The study found no evidence of electromagnetic interference from millimetre wave body scanners impacting the functioning of CIEDs.
Carsten Lennerz, German Heart Center Munich, Department of Electrophysiology, Technical University Munich, Germany, reported that concerns over EMI with an innovative millimeter wave body scanner were unfounded. Dr. Lennerz said in the ESC Congress, “We wanted to provide reliable evidence on the safety of security body scanners for people with CIEDs to address patient anxieties and prevent unnecessary restrictions on these patients passing through security checkpoints.”
The study holds significance as more than four million heart failure or cardiac arrhythmias patients rely on defibrillators and pacemakers to ensure regular beating of the heart. It has been unclear whether body scanners used for security checks at airports interfere with the function of cardiac devices.
The investigators recruited 302 patients with CIEDs (pacemakers, implantable cardioverter defibrillators, and cardiac resynchronization therapy devices) who attended their routine follow-up appointment at the German Heart Centre Munich between May 2017 and July 2018. The patients were exposed to the electromagnetic fields generated by a millimetre wave body scanner (and were subsequently analyzed for the presence of any EMI events.

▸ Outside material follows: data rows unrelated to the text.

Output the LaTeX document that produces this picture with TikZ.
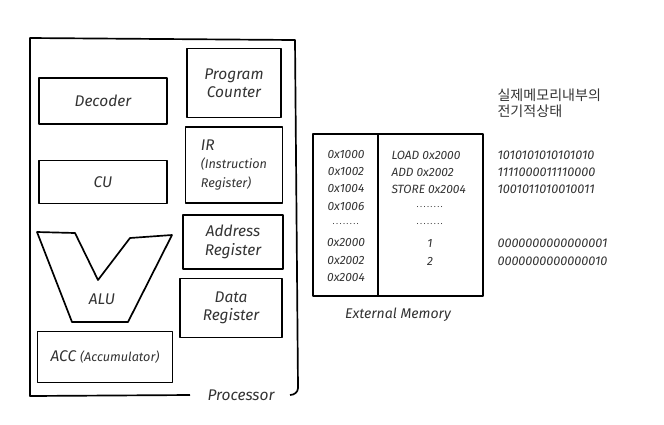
\documentclass[tikz,border=0pt]{standalone}
\usepackage{fontspec}
\setmainfont{Fira Sans}
\newfontfamily\korfont{Noto Sans CJK KR}
\usetikzlibrary{positioning}
\newlength\px
\setlength\px{0.025cm}
\newcommand\memdots{{\fontsize{6}{7}\selectfont .\,.\,.\,.\,.\,.\,.\,.}}

\begin{document}
\begin{tikzpicture}[
    x=0.025cm, y=-0.025cm,
    font=\itshape\fontsize{11}{13}\selectfont,
    text=black!80,
    line width=1.2pt, line join=round,
    box/.style={draw, inner sep=2pt, align=center},
    memtxt/.style={font=\itshape\fontsize{8.5}{10}\selectfont},
    bits/.style={font=\itshape\fontsize{9}{10}\selectfont, anchor=west}
  ]
    \useasboundingbox (0,0) rectangle (664,424);
    % processor frame, open at the label
    \draw (190,395) -- (30,396) -- (30,38) -- (295,40) -- (298,388)
      to[out=-90, in=0] (290,395);
    \node (proc) at (241,395) {Processor};
    % left column
    \node[box, minimum width=128\px, minimum height=46\px] (dec) at (103,101) {Decoder};
    \node[box, minimum width=128\px, minimum height=43\px] (cu) at (103,182) {CU};
    \draw (37,232) -- (75,233) -- (98,280) -- (130,238) -- (172,235)
      -- (128,322) -- (72,322) -- cycle;
    \node (alu) at (102,299) {ALU};
    \node[box, minimum width=135\px, minimum height=51\px] (acc) at (105,357)
      {ACC {\fontsize{9}{10}\selectfont(Accumulator)}};
    % right column
    \node[box, minimum width=94\px, minimum height=69\px] (pc) at (234,83) {Program\\Counter};
    \node[box, minimum width=97\px, minimum height=76\px, align=left] (ir) at (234,165)
      {IR\\{\fontsize{9}{10}\selectfont(Instruction}\\{\fontsize{9}{10}\selectfont Register)}};
    \node[box, minimum width=100\px, minimum height=54\px] (ar) at (233,242) {Address\\Register};
    \node[box, minimum width=102\px, minimum height=59\px] (dr) at (231,308) {Data\\Register};
    % external memory
    \node[draw, minimum width=170\px, minimum height=162\px] (mem) at (398,215) {};
    \draw (378,134) -- (378,296);
    \node[below=4pt of mem, font=\itshape\fontsize{10}{12}\selectfont] (memlbl) {External Memory};
    \foreach \a/\y in {0x1000/155, 0x1002/172, 0x1004/189, 0x1006/207,
                       \memdots/224, 0x2000/243, 0x2002/261, 0x2004/278}
      \node[memtxt] (addr\y) at (346,\y) {\a};
    \foreach \c/\y in {LOAD 0x2000/155, ADD 0x2002/172, STORE 0x2004/189}
      \node[memtxt, anchor=west] (ins\y) at (386,\y) {\c};
    \foreach \c/\y in {\memdots/207, \memdots/224, 1/243, 2/261}
      \node[memtxt] (val\y) at (430,\y) {\c};
    % electrical state
    \node[anchor=west, align=left, font=\korfont\fontsize{10}{11}\selectfont] (state)
      at (492,103) {실제메모리내부의\\전기적상태};
    \foreach \b/\y in {1010101010101010/155, 1111000011110000/172,
                       1001011010010011/189, 0000000000000001/243,
                       0000000000000010/261}
      \node[bits] (bit\y) at (492,\y) {\b};
\end{tikzpicture}
\end{document}
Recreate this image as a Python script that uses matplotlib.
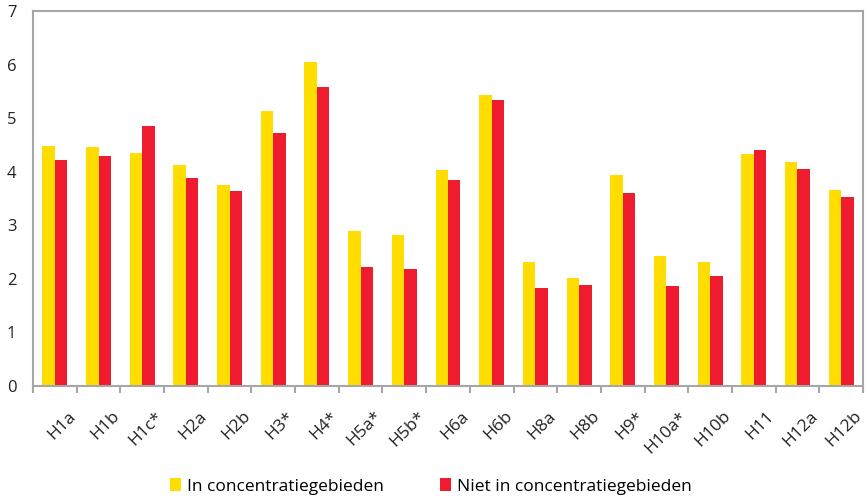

Dr. Lennerz said: “We found no evidence of electromagnetic interference or device malfunction with the full body scanner we tested and can conclude that scanning is safe for patients with implanted cardiac devices. This may be because cardiac devices filter out high-frequency signals such as millimetre waves, the waves hardly penetrate the body at all, and the scan time is very short (usually around 100 milliseconds).”

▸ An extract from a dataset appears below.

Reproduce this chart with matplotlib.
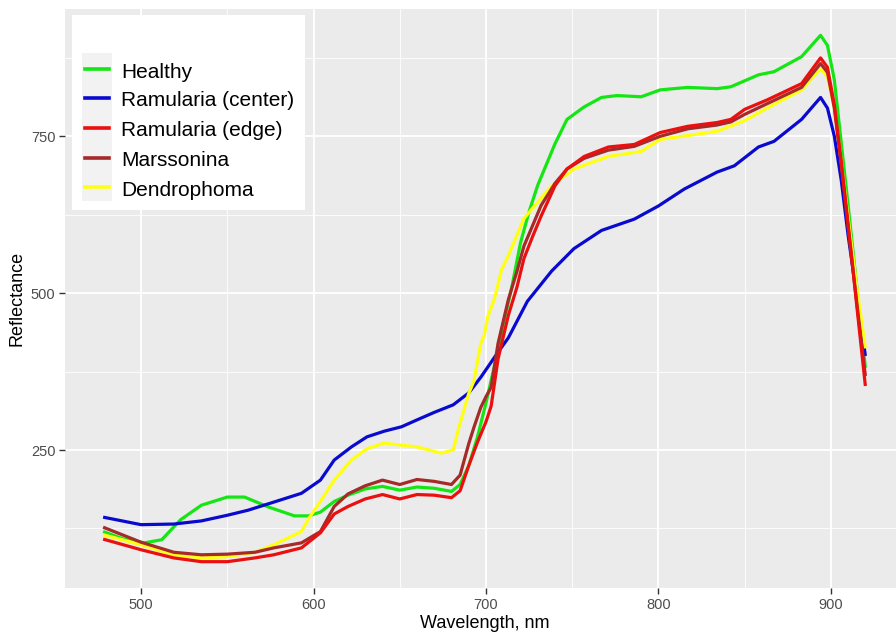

The premise of the study was that the electromagnetic fields generated by body scanners could be misinterpreted by cardiac devices as signals from the heart, causing a pacemaker to stop pacing or pace incorrectly, or a defibrillator to mistakenly deliver shock therapy. Electromagnetic interference could also alter the cardiac device’s programming, which is tailored to a specific patient, with unpredictable results. However, the research found no indication of electromagnetic interference or device malfunction.
Dr. Lennerz noted that a strength of the study was that patients underwent a security body scan with the same electromagnetic fields used in real life, but in a controlled hospital environment.
He concluded: “The study suggests that millimeter wave body scanners pose no threat to patients with pacemakers, ICDs, and CRT devices and there is no need for specific protocols or restrictions on their use.”